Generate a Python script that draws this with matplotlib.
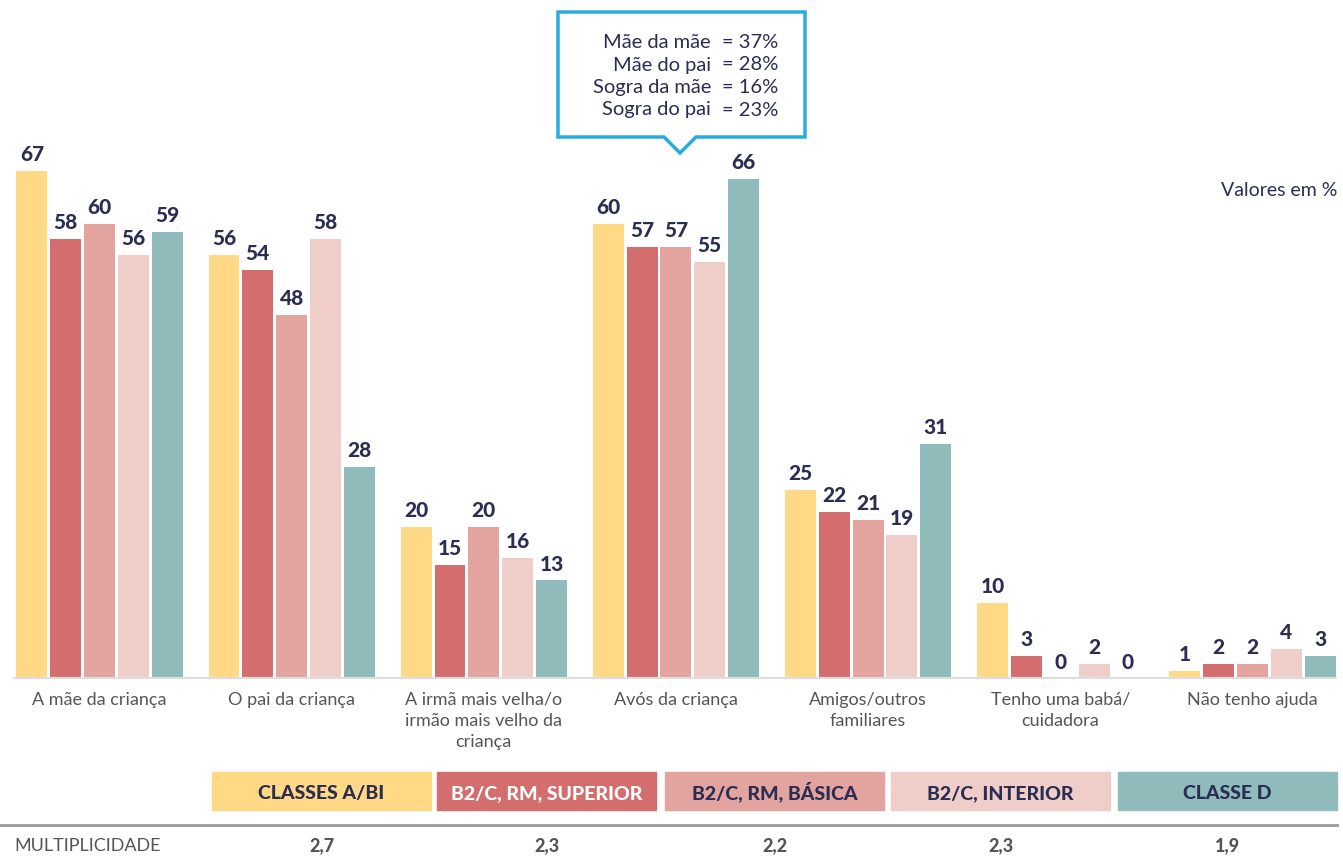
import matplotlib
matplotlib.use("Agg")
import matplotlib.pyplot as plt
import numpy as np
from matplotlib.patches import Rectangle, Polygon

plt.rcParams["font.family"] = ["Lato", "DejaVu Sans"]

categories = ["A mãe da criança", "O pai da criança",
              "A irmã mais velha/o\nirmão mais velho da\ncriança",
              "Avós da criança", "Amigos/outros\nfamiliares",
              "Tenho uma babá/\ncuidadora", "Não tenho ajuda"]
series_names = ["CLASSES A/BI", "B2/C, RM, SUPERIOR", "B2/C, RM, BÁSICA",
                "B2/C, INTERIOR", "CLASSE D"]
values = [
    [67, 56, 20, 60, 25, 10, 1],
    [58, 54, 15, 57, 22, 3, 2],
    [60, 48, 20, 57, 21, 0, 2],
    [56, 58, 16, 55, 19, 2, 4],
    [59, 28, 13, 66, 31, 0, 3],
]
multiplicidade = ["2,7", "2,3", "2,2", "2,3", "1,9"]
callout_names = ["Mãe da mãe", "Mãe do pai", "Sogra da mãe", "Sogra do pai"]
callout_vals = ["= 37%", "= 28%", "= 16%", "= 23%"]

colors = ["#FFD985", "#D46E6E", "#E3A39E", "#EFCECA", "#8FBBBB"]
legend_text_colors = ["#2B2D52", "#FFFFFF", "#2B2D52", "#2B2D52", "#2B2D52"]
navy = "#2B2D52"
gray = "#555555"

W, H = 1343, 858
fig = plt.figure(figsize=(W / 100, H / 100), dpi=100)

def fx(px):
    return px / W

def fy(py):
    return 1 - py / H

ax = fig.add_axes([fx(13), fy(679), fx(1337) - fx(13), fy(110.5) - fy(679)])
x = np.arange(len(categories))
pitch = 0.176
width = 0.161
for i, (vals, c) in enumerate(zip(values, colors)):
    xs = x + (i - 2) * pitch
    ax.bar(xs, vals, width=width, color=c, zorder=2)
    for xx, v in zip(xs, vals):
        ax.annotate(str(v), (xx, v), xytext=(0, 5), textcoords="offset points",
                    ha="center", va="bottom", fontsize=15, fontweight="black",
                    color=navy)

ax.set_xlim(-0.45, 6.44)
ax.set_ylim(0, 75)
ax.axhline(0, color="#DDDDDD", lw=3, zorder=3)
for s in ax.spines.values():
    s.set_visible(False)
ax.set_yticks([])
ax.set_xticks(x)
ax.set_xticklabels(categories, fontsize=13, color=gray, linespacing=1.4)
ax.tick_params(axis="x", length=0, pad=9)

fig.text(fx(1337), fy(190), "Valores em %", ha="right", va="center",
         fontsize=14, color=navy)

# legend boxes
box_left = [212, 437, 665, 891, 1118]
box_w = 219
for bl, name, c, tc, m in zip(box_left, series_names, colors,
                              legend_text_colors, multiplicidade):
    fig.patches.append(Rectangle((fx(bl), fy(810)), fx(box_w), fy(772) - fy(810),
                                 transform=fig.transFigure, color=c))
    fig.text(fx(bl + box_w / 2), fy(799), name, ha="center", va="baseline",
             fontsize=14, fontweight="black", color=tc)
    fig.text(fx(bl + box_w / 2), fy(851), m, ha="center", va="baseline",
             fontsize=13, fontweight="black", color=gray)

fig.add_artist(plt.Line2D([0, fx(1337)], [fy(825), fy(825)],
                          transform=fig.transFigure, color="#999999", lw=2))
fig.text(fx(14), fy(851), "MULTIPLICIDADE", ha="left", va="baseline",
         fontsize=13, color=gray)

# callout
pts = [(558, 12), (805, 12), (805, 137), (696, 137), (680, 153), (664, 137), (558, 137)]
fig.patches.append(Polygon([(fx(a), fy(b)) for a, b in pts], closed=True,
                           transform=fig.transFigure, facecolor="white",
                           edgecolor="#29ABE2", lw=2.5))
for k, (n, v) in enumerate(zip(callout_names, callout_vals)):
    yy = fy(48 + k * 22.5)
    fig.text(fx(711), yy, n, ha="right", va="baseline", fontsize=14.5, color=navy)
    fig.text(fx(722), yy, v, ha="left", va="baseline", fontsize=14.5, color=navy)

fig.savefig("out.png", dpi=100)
○ ○ ○ ○ ○ ○ ○
Identify the lines that hold the word "matplotlib". Copy every one of them.

Generate a Python script that draws this with matplotlib.
import matplotlib
matplotlib.use("Agg")
import matplotlib.pyplot as plt
from matplotlib.patches import Rectangle, Polygon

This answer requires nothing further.